Lawmakers may start to include health care more in their broader economic policies similar to climbing the high hill of health reform. The Kaiser Foundation also suggests that reaching an agreement on how best to overhaul the health-care system remains elusive. There exists a profound ideological divide in Washington in particular about how to reform health care, and it will not be easy to come up with the money to pay for reforming health care. Changes in the economy and the public's growing insecurity about health-care costs are laying the groundwork for nationwide reform.

As reported by Reuters, the sharply contrasting health care visions of Republican John McCain and his Democratic presidential rivals offer the promise of a grand campaign debate -- if the candidates find room on a crowded agenda. While health care reform ranks as the second-biggest domestic issue after the economy in most national opinion polls, it will compete with the Iraq war, taxes, high gas prices and other topics for a prime-time spot in the campaign for November's presidential election. Nearly two decades of health care debate has made little headway toward finding a consensus approach, and the issue has not been a key factor in a presidential election since the collapse of the Hillary Clinton-led reform effort in 1994.

Additionally, as reported in the Reuters article, at least some of the political fury that doomed Clinton's health care initiative in 1994, when she was first lady, was fueled by the reluctance of people to abandon their employer health coverage. The Commonwealth Fund, a private nonpartisan foundation that supports health policy research, found in a 2007 survey that four of every five Americans, including about 75% of Republicans, believed employers should either provide health insurance for workers or contribute to the cost.

Currently, Senators Clinton and Obama seek universal health coverage for the 47 million Americans without insurance. Clinton would mandate coverage, while Obama would require it only for children.The Democratic plans would keep the existing job-based insurance system but expand government involvement in a hybrid public-private system. McCain calls the Democratic plan a "big government" solution that limits choice.

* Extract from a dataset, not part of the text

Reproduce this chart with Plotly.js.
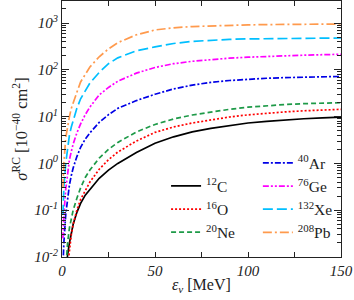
<!DOCTYPE html>
<html><head><meta charset="utf-8">
<script src="https://cdn.plot.ly/plotly-3.0.1.min.js"></script>
<style>html,body{margin:0;padding:0;background:#fff}#g{width:354px;height:300px}</style>
</head><body><div id="g"></div>
<script>
const energy = [0.5,1,2,3,4,5,6,8,10,12.5,15,20,25,30,40,50,60,70,80,90,100,110,120,130,140,150];
const sigC  = [null,null,0.004,0.011,0.02,0.032,0.05,0.09,0.14,0.21,0.28,0.48,0.72,1.0,1.7,2.7,3.7,4.7,5.6,6.5,7.3,7.9,8.5,9.0,9.4,9.7];
const sigO  = [null,null,null,0.006,0.015,0.03,0.05,0.1,0.17,0.27,0.4,0.75,1.2,1.75,3.0,4.6,6.0,7.3,8.6,9.8,10.9,11.8,12.6,13.3,13.9,14.3];
const sigNe = [null,null,0.005,0.02,0.042,0.07,0.1,0.18,0.3,0.5,0.72,1.3,2.0,2.8,4.7,6.8,8.9,10.8,12.5,14.3,15.9,17.1,18.1,18.9,19.4,19.8];
const sigAr = [0.006,0.02,0.08,0.19,0.35,0.55,0.8,1.4,2.2,3.3,4.5,7.5,11,15,22,30,39,47,54,59,63,66,68,70,71,72];
const sigGe = [0.025,0.08,0.28,0.65,1.2,1.8,2.6,4.5,7,11,16,29,42,57,85,112,135,152,166,177,186,194,200,205,210,214];
const sigXe = [0.08,0.3,1,2.2,4,6,8.5,15,24,36,52,88,135,180,255,308,365,405,430,447,457,464,469,473,476,478];
const sigPb = [0.3,1,3.5,6.5,10,15,20,33,55,80,115,190,280,380,560,710,790,840,872,895,912,925,935,942,948,952];
const names = ['<sup>12</sup>C','<sup>16</sup>O','<sup>20</sup>Ne','<sup>40</sup>Ar','<sup>76</sup>Ge','<sup>132</sup>Xe','<sup>208</sup>Pb'];
const xTicks = [0,50,100,150];
const xTickText = ['<i>0</i>','<i>50</i>','<i>100</i>','<i>150</i>'];
const yTicks = [0.01,0.1,1,10,100,1000];
const yTickText = ['<i>10<sup>-2</sup></i>','<i>10<sup>-1</sup></i>','<i>10<sup>0</sup></i>','<i>10<sup>1</sup></i>','<i>10<sup>2</sup></i>','<i>10<sup>3</sup></i>'];
const xTitle = '<i>ε<sub>ν</sub></i> [MeV]';
const yTitle = '<i>σ</i><sup>RC</sup> [10<sup>−40</sup> cm<sup>2</sup>]';

const serif = 'Liberation Serif, Times New Roman, serif';
function tr(y, name, color, dash, leg){
  return {x: energy, y: y, name: name, type:'scatter', mode:'lines', connectgaps:false,
    line:{color:color, width:1.7, dash:dash}, legend: leg};
}
const data = [
  tr(sigC, names[0], '#000000', 'solid', 'legend'),
  tr(sigO, names[1], '#ff0000', '2px,2px', 'legend'),
  tr(sigNe, names[2], '#1e9a48', '5px,3px', 'legend'),
  tr(sigAr, names[3], '#0000e6', '6px,2px,2px,2px', 'legend2'),
  tr(sigGe, names[4], '#ff00ff', '6px,2px,2px,2px,2px,2px', 'legend2'),
  tr(sigXe, names[5], '#00bfff', '10px,4px', 'legend2'),
  tr(sigPb, names[6], '#ff9a4d', '9px,3px,2px,3px', 'legend2')
];
const axLine = {showline:true, linecolor:'#222', linewidth:1, mirror:'allticks', ticks:'inside',
  tickcolor:'#222', showgrid:false, zeroline:false};
const layout = {
  width:354, height:300, margin:{l:62, r:13, t:1, b:43},
  paper_bgcolor:'#fff', plot_bgcolor:'#fff', showlegend:true,
  font:{family:serif, color:'#222', size:14},
  xaxis: Object.assign({}, axLine, {range:[0,150], tickmode:'array', tickvals:xTicks, ticktext:xTickText, ticklen:5,
    minor:{dtick:25, ticks:'inside', ticklen:5, tickcolor:'#222'},
    tickfont:{family:serif, size:15, color:'#222'}}),
  yaxis: Object.assign({}, axLine, {type:'log', range:[-2,3.47], tickmode:'array', tickvals:yTicks, ticktext:yTickText, ticklen:7,
    minor:{dtick:'D1', ticks:'inside', ticklen:4, tickcolor:'#222'},
    tickfont:{family:serif, size:15, color:'#222'},
    title:{text:yTitle, font:{family:serif, size:16.5, color:'#222'}, standoff:2}}),
  annotations:[{text:xTitle, xref:'paper', yref:'paper', x:0.5, y:-0.11, xanchor:'center', yanchor:'middle',
    showarrow:false, font:{family:serif, size:16, color:'#222'}}],
  legend:{x:0.373, xanchor:'left', y:0.03, yanchor:'bottom', bgcolor:'rgba(0,0,0,0)',
    font:{family:serif, size:15.5, color:'#222'}, tracegroupgap:0},
  legend2:{x:0.702, xanchor:'left', y:0.03, yanchor:'bottom', bgcolor:'rgba(0,0,0,0)',
    font:{family:serif, size:15.5, color:'#222'}, tracegroupgap:0}
};
Plotly.newPlot('g', data, layout, {displayModeBar:false, staticPlot:true});
</script></body></html>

Democrats say his plan reduces the incentive for companies to offer coverage and puts workers at risk of not getting it -- particularly those with pre-existing conditions that insurance companies will not cover according to the Reuters news release this month.

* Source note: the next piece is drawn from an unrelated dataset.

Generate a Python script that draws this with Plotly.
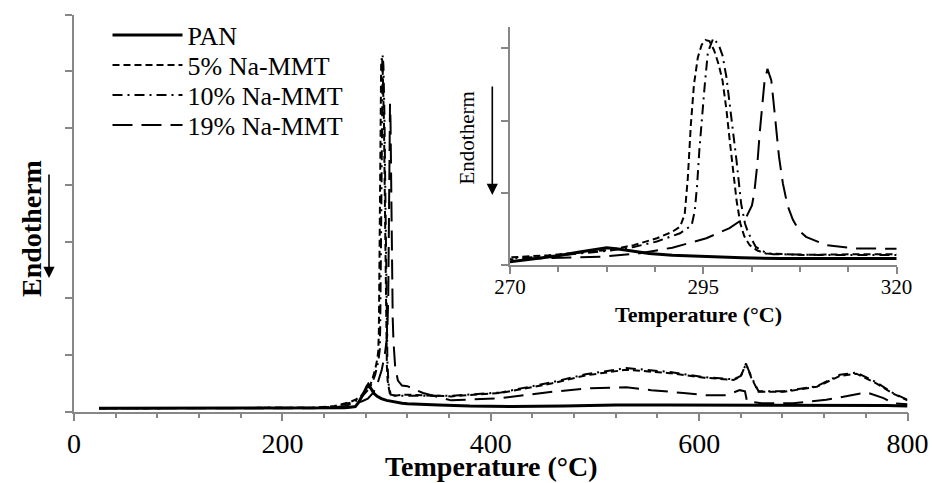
import plotly.graph_objects as go

W, H = 932, 483
FONT = "Liberation Serif"
AX = "#878787"

# ---- data (temperature in °C, heat-flow signal in arbitrary units) ----
pan_t = [24, 50, 100, 150, 200, 230, 250, 260, 265, 270, 273, 276, 279, 281, 282.5, 284, 286, 288, 291,
         295, 300, 305, 310, 315, 320, 330, 350, 380, 420, 470, 520, 570, 620, 680, 740, 780, 800]
pan_v = [0.06, 0.06, 0.06, 0.06, 0.06, 0.06, 0.065, 0.07, 0.08, 0.09, 0.16, 0.25, 0.36, 0.44, 0.48, 0.44, 0.37,
         0.32, 0.27, 0.23, 0.20, 0.18, 0.16, 0.15, 0.14, 0.13, 0.12, 0.10, 0.09, 0.10, 0.12, 0.12, 0.12, 0.11,
         0.11, 0.11, 0.10]

mmt5_t = [24, 100, 200, 230, 250, 260, 265, 270, 275, 280, 283, 286, 289, 291, 292, 292.6, 293.0, 293.4,
          293.8, 294.3, 294.8, 295.3, 295.8, 296.4, 297.0, 297.5, 298.0, 298.4, 298.9, 299.3, 299.8, 300.3,
          301.0, 302.0, 303.1, 308, 315, 320, 335, 362, 410, 459, 491, 530, 572, 605, 633, 640, 645, 650,
          657, 681, 713, 735, 751, 770, 786, 800]
mmt5_v = [0.06, 0.06, 0.06, 0.07, 0.10, 0.14, 0.17, 0.21, 0.27, 0.36, 0.42, 0.55, 0.74, 0.92, 1.06, 1.4,
          2.4, 3.9, 5.0, 5.75, 6.1, 6.23, 6.2, 5.95, 5.55, 5.1, 4.3, 3.5, 2.5, 1.8, 1.15, 0.8, 0.55, 0.4,
          0.32, 0.28, 0.30, 0.30, 0.29, 0.27, 0.33, 0.50, 0.64, 0.74, 0.68, 0.60, 0.56, 0.62, 0.85, 0.60,
          0.35, 0.35, 0.44, 0.63, 0.67, 0.50, 0.32, 0.20]

mmt10_t = [24, 100, 200, 230, 250, 260, 265, 270, 275, 280, 283, 286, 289, 292, 293.5, 293.9, 294.2, 294.5,
           294.9, 295.2, 295.6, 296.3, 297.0, 297.5, 298.0, 298.4, 298.9, 299.3, 299.9, 300.4, 300.8, 301.8,
           303, 304, 310, 320, 335, 362, 410, 459, 491, 530, 572, 605, 633, 640, 645, 650, 657, 681, 713,
           735, 751, 770, 786, 800]
mmt10_v = [0.06, 0.06, 0.06, 0.07, 0.09, 0.13, 0.15, 0.18, 0.24, 0.33, 0.40, 0.50, 0.65, 0.88, 1.1, 1.5,
           2.2, 3.2, 4.3, 5.0, 5.9, 6.28, 6.1, 5.8, 5.2, 4.5, 3.6, 2.9, 1.7, 1.15, 0.9, 0.5, 0.35, 0.30,
           0.28, 0.28, 0.28, 0.28, 0.34, 0.52, 0.66, 0.77, 0.70, 0.61, 0.57, 0.63, 0.84, 0.62, 0.36, 0.36,
           0.45, 0.65, 0.69, 0.52, 0.33, 0.21]

mmt19_t = [24, 100, 200, 230, 250, 260, 265, 270, 276, 282, 287, 291, 295.4, 298.4, 300.6, 301.3, 301.6,
           302.0, 302.3, 302.6, 302.9, 303.3, 303.8, 304.1, 304.4, 304.8, 305.3, 305.9, 306.6, 307.4, 308.3,
           310.9, 314.8, 320, 335, 362, 410, 459, 491, 530, 554, 585, 607, 626, 639, 644, 646, 660, 690,
           722, 745, 761, 777, 786, 800]
mmt19_v = [0.06, 0.06, 0.06, 0.06, 0.08, 0.10, 0.13, 0.16, 0.18, 0.23, 0.33, 0.48, 0.74, 1.02, 1.34, 1.65,
           2.0, 2.8, 3.65, 4.4, 5.03, 5.43, 5.12, 4.5, 3.83, 3.0, 2.26, 1.65, 1.25, 0.95, 0.78, 0.55, 0.46,
           0.45, 0.33, 0.20, 0.24, 0.35, 0.41, 0.43, 0.38, 0.33, 0.29, 0.29, 0.38, 0.36, 0.18, 0.15, 0.15,
           0.21, 0.29, 0.34, 0.24, 0.15, 0.13]

names = ["PAN", "5% Na-MMT", "10% Na-MMT", "19% Na-MMT"]
xs = [pan_t, mmt5_t, mmt10_t, mmt19_t]
ys = [pan_v, mmt5_v, mmt10_v, mmt19_v]
dashes = ["solid", "7px,4px", "10px,5px,2px,5px", "20px,9px"]
widths = [3, 2, 2, 2]

main_x_ticks = [0, 200, 400, 600, 800]
inset_x_ticks = [270, 295, 320]

# ---- geometry helpers (pixel -> paper) ----
def px(x):
    return x / W

def py(y):
    return 1 - y / H

fig = go.Figure()
legends = ["legend", "legend2", "legend3", "legend4"]
for i in range(4):
    fig.add_trace(go.Scatter(x=xs[i], y=ys[i], mode="lines", name=names[i],
                             line=dict(color="black", width=widths[i], dash=dashes[i]),
                             legend=legends[i], xaxis="x", yaxis="y"))
    fig.add_trace(go.Scatter(x=xs[i], y=ys[i], mode="lines", name=names[i], showlegend=False,
                             line=dict(color="black", width=widths[i], dash=dashes[i]),
                             xaxis="x2", yaxis="y2"))

axis_common = dict(showline=True, linecolor=AX, linewidth=1.5, showgrid=False, zeroline=False,
                   ticks="outside", tickcolor=AX, tickwidth=1.5, automargin=False)

layout = dict(
    width=W, height=H, margin=dict(l=0, r=0, t=0, b=0),
    paper_bgcolor="white", plot_bgcolor="rgba(0,0,0,0)",
    font=dict(family=FONT, color="black"),
    xaxis=dict(**axis_common, domain=[px(74), px(907.5)], range=[0, 800], anchor="y",
               tickvals=main_x_ticks, ticklen=8, tickfont=dict(size=28, family=FONT),
               ticklabelstandoff=-2,
               minor=dict(dtick=40, ticks="outside", ticklen=5, tickcolor=AX, tickwidth=1.5)),
    yaxis=dict(**axis_common, domain=[py(411.7), py(14.7)], range=[0, 7], anchor="x",
               dtick=1, ticklen=7, showticklabels=False),
    xaxis2=dict(**axis_common, domain=[px(510), px(896.5)], range=[270, 320], anchor="y2",
                tickvals=inset_x_ticks, ticklen=7, tickfont=dict(size=21, family=FONT),
                ticklabelstandoff=-5,
                minor=dict(dtick=6.25, tick0=270, ticks="outside", ticklen=5, tickcolor=AX, tickwidth=1.5)),
    yaxis2=dict(**axis_common, domain=[py(265), py(26.7)], range=[0, 6.6], anchor="x2",
                dtick=2, ticklen=7, showticklabels=False),
    showlegend=True,
)
row_y = [35, 65, 95, 125]
for i, lg in enumerate(legends):
    layout[lg] = dict(x=px(107.5), y=py(row_y[i]), xanchor="left", yanchor="middle",
                      font=dict(size=26, family=FONT, color="black"), itemwidth=70,
                      bgcolor="rgba(0,0,0,0)", borderwidth=0)
fig.update_layout(**layout)

# axis titles and arrows
fig.add_annotation(x=px(491), y=py(466), xref="paper", yref="paper", text="<b>Temperature (°C)</b>",
                   xanchor="center", yanchor="middle",
                   showarrow=False, font=dict(size=28, family=FONT))
fig.add_annotation(x=px(31), y=py(229), xref="paper", yref="paper", text="<b>Endotherm</b>",
                   xanchor="center", yanchor="middle",
                   textangle=-90, showarrow=False, font=dict(size=28, family=FONT))
fig.add_annotation(x=px(49), y=py(278), xref="paper", yref="paper", ax=0, ay=-105, text="",
                   showarrow=True, arrowhead=2, arrowsize=1.4, arrowwidth=1.6, arrowcolor="black")
fig.add_annotation(x=px(467), y=py(137.5), xref="paper", yref="paper", text="Endotherm",
                   xanchor="center", yanchor="middle",
                   textangle=-90, showarrow=False, font=dict(size=21, family=FONT))
fig.add_annotation(x=px(492.3), y=py(195), xref="paper", yref="paper", ax=0, ay=-110, text="",
                   showarrow=True, arrowhead=2, arrowsize=1.4, arrowwidth=1.6, arrowcolor="black")
fig.add_annotation(x=px(698), y=py(314), xref="paper", yref="paper", text="<b>Temperature (°C)</b>",
                   xanchor="center", yanchor="middle",
                   showarrow=False, font=dict(size=22, family=FONT))

fig.write_html("out.html")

Market Watch also indicates that health care is certainly front and center on the minds of most Americans. Because most working-age Americans receive health insurance through their jobs, their worries about the economy are often interwoven with their anxiety about getting and keeping coverage. For many, losing a job or having their hours cut means losing access to affordable health insurance. About 158 million people had employer-sponsored health insurance last year, but job-based coverage has been eroding as costs climb, according to the Kaiser Family Foundation. In 2007, 60% of employers offered health benefits to at least some of their workers, down from 69% of firms that offered it in 2000. Health-care costs have been rising much faster than wages and general inflation. Since 2001, insurance premiums for family coverage have ballooned 78%, while wages have risen 19% and inflation has gone up 17%, according to Kaiser's annual employer health benefits survey.

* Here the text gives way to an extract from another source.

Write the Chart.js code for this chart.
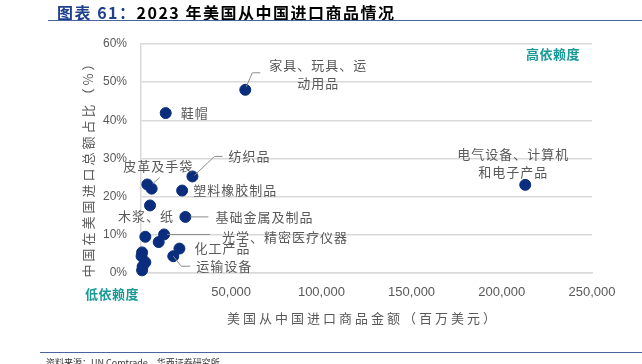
<!DOCTYPE html>
<html><head><meta charset="utf-8">
<script src="https://cdn.jsdelivr.net/npm/chart.js@4"></script>
<style>
html,body{margin:0;padding:0;background:#fff;width:642px;height:364px;overflow:hidden;}
#wrap{position:absolute;left:0;top:0;width:642px;height:364px;}
#title{position:absolute;left:57px;top:0px;font:bold 16px "Noto Sans CJK SC","Noto Sans",sans-serif;color:#000;white-space:nowrap;letter-spacing:1.5px;}
#title span{color:#1f3f8f;}
#tline{position:absolute;left:48px;top:20px;width:594px;height:0;border-top:1.5px solid #4a64a0;}
#bline{position:absolute;left:40px;top:352px;width:602px;height:0;border-top:1.5px solid #4a64a0;}
#foot{position:absolute;left:46px;top:356px;font:9px "Noto Sans CJK SC",sans-serif;color:#333;white-space:nowrap;}
</style></head>
<body>
<div id="wrap"><canvas id="c" width="642" height="364"></canvas></div>
<div id="title"><span>图表 61：</span>2023 年美国从中国进口商品情况</div>
<div id="tline"></div>
<div id="bline"></div>
<div id="foot">资料来源：UN Comtrade，华西证券研究所</div>
<script>
// ---- data ----
const names = ["家具、玩具、运动用品","鞋帽","纺织品","皮革及手袋","","塑料橡胶制品","木浆、纸","基础金属及制品","","光学、精密医疗仪器","","化工产品","运输设备","","","","","","电气设备、计算机和电子产品"];
const importValue = [57800,13700,28500,3500,5900,22800,5000,24600,2400,12800,9800,21300,17900,600,300,2400,900,600,213000];
const chinaShare = [48.0,41.9,25.3,23.2,22.1,21.6,17.7,14.7,9.5,10.1,8.1,6.4,4.4,5.4,4.4,2.8,1.7,0.7,23.1];
const xTicks = [0,50000,100000,150000,200000,250000];
const yTicks = [0,10,20,30,40,50,60];

// ---- label styling (pixel offsets from point) ----
const labelStyle = {
  0:{lines:["家具、玩具、运","动用品"],dx:73,dy:-25,align:"center",leader:[[1,-3],[7,-17],[15,-17]]},
  1:{lines:["鞋帽"],dx:15,dy:0,align:"left"},
  2:{lines:["纺织品"],dx:36,dy:-20,align:"left",leader:[[2,-1],[22,-20],[30,-20]]},
  3:{lines:["皮革及手袋"],dx:-24,dy:-18,align:"left"},
  5:{lines:["塑料橡胶制品"],dx:11,dy:0,align:"left"},
  6:{lines:["木浆、纸"],dx:-32,dy:11,align:"left"},
  7:{lines:["基础金属及制品"],dx:30,dy:0,align:"left",leader:[[5,0],[23,0]]},
  9:{lines:["光学、精密医疗仪器"],dx:58,dy:3,align:"left",leader:[[3,0],[46,0]]},
  11:{lines:["化工产品"],dx:15,dy:-1,align:"left"},
  12:{lines:["运输设备"],dx:23,dy:10,align:"left",leader:[[0,0],[8,10],[17,10]]},
  18:{lines:["电气设备、计算机","和电子产品"],dx:-12,dy:-31,align:"center"}
};

const labelFont = '13px "Noto Sans CJK SC", sans-serif';
const grayText = '#595959';

const labelsPlugin = {
  id:'labelsPlugin',
  afterDatasetsDraw(chart){
    const ctx = chart.ctx, xs = chart.scales.x, ys = chart.scales.y;
    ctx.save();
    ctx.font = labelFont;
    ctx.fillStyle = grayText;
    ctx.textBaseline = 'middle';
    try{ctx.letterSpacing='1px';}catch(e){}
    Object.keys(labelStyle).forEach(k=>{
      const i = +k, s = labelStyle[k];
      const px = xs.getPixelForValue(importValue[i]), py = ys.getPixelForValue(chinaShare[i]);
      ctx.textAlign = s.align;
      s.lines.forEach((ln,j)=>{
        ctx.fillText(ln, px + s.dx, py + s.dy + j*18);
      });
      if(s.leader){
        ctx.beginPath();
        ctx.strokeStyle='#8c8c8c';ctx.lineWidth=1;
        s.leader.forEach((p,j)=>{ if(j===0) ctx.moveTo(px+p[0],py+p[1]); else ctx.lineTo(px+p[0],py+p[1]); });
        ctx.stroke();
      }
    });
    // leather leader
    const lp = [xs.getPixelForValue(importValue[4]), ys.getPixelForValue(chinaShare[4])];
    ctx.beginPath();ctx.strokeStyle='#8c8c8c';
    ctx.moveTo(lp[0]+1, lp[1]-5); ctx.lineTo(lp[0]+8, lp[1]-11); ctx.stroke();

    // axis titles
    ctx.textAlign='center';
    ctx.fillStyle=grayText;
    ctx.font='13px "Noto Sans CJK SC", sans-serif';
    try{ctx.letterSpacing='3px';}catch(e){}
    ctx.fillText('美国从中国进口商品金额（百万美元）', 363, 318);
    ctx.save();
    ctx.translate(88, 166);
    ctx.rotate(-Math.PI/2);
    ctx.fillText('中国在美国进口总额占比（%）',0,0);
    ctx.restore();
    // dependency notes
    ctx.fillStyle='#1a9a97';
    ctx.font='bold 13px "Noto Sans CJK SC", sans-serif';
    try{ctx.letterSpacing='0.5px';}catch(e){}
    ctx.fillText('高依赖度', 553, 54);
    ctx.fillText('低依赖度', 112, 294);
    ctx.restore();
  }
};

new Chart(document.getElementById('c'),{
  type:'scatter',
  data:{datasets:[{
    data: importValue.map((v,i)=>({x:v,y:chinaShare[i]})),
    backgroundColor:'#0b2d7d',
    borderColor:'#0b2d7d',
    pointRadius:5.5,
    pointHoverRadius:5.5,
    clip:false
  }]},
  options:{
    responsive:false,animation:false,
    layout:{padding:{left:0,right:50,top:44,bottom:0}},
    plugins:{legend:{display:false},tooltip:{enabled:false}},
    scales:{
      x:{type:'linear',min:0,max:250000,
        afterBuildTicks(s){s.ticks = xTicks.map(v=>({value:v}));},
        afterFit(s){s.height = 91;},
        grid:{display:false,drawTicks:false},
        border:{display:true,color:'#d9d9d9',width:1.5},
        ticks:{padding:12,color:grayText,font:{family:'"Liberation Sans", "Open Sans", sans-serif',size:13},
          callback:(v)=> v===0 ? '' : v.toLocaleString('en-US')}
      },
      y:{type:'linear',min:0,max:60,
        afterBuildTicks(s){s.ticks = yTicks.map(v=>({value:v}));},
        afterFit(s){s.width = 141;},
        grid:{color:'#d9d9d9',lineWidth:1.5,drawTicks:false},
        border:{display:true,color:'#d9d9d9',width:1.5},
        ticks:{padding:14,color:grayText,font:{family:'"Liberation Sans", "Open Sans", sans-serif',size:12},
          callback:(v)=> v+'%'}
      }
    }
  },
  plugins:[labelsPlugin]
});
</script>
</body></html>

As we get closer to the respective party conventions this summer, the focus on health care will heat up. Americans are tired of costs going up on everything from the price of gasoline to the cost of a visit to the doctor's office. Now with pricing at an all time historical high point to fill up your tank, getting to the family doctor is more critical than ever before. Although universal health care is not a viable option for the nation's economy, the current slate of Presidential candidates will need to work with Congress for an affordable solution. Whomever occupies the Oval Office this time next year will have lots of work to do.